Elle s’intéresse également de plus en plus à l’éthique des modèles d’IA générative tels que ChatGPT.

“En tant qu’humains, nous aimons faire confiance, et le problème de l’IA et des modèles d’apprentissage automatique est que nous leur faisons confiance, mais nous ne devrions pas, car ils ne donnent aucune source et vous ne pouvez pas savoir si vous faites l’objet d’une discrimination. Les informations reçues diffèrent d’une personne à l’autre, et nous courons le risque de vivre dans des bulles créées par l’IA à mesure que l’utilisation de ces modèles augmente.”

Golnoosh Farnadi dénonce le fait que la plupart des données utilisées pour entraîner les modèles modernes proviennent d’Amérique du Nord, ce qui signifie que d’autres régions du monde risquent d’être sous-représentées.

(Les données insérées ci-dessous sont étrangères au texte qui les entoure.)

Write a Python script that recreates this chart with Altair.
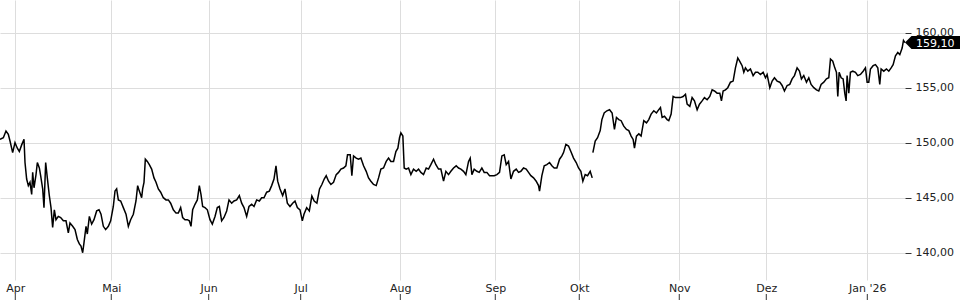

“Nous devons renverser la tendance qui consiste à utiliser des modèles de plus en plus gros, car cela crée une structure monopolistique qui crée davantage de biais car elle ne fonctionne que pour une frange spécifique de la population”, conclut Golnoosh Farnadi.

L’un des moyens d’y remédier serait de travailler avec des données locales d’une manière plus démocratique et moins centralisée, ce qui contribuerait également à réduire les biais. 

“Cela permettrait aussi aux petits acteurs ayant moins d’accès aux ressources d’avoir une chance de contribuer.”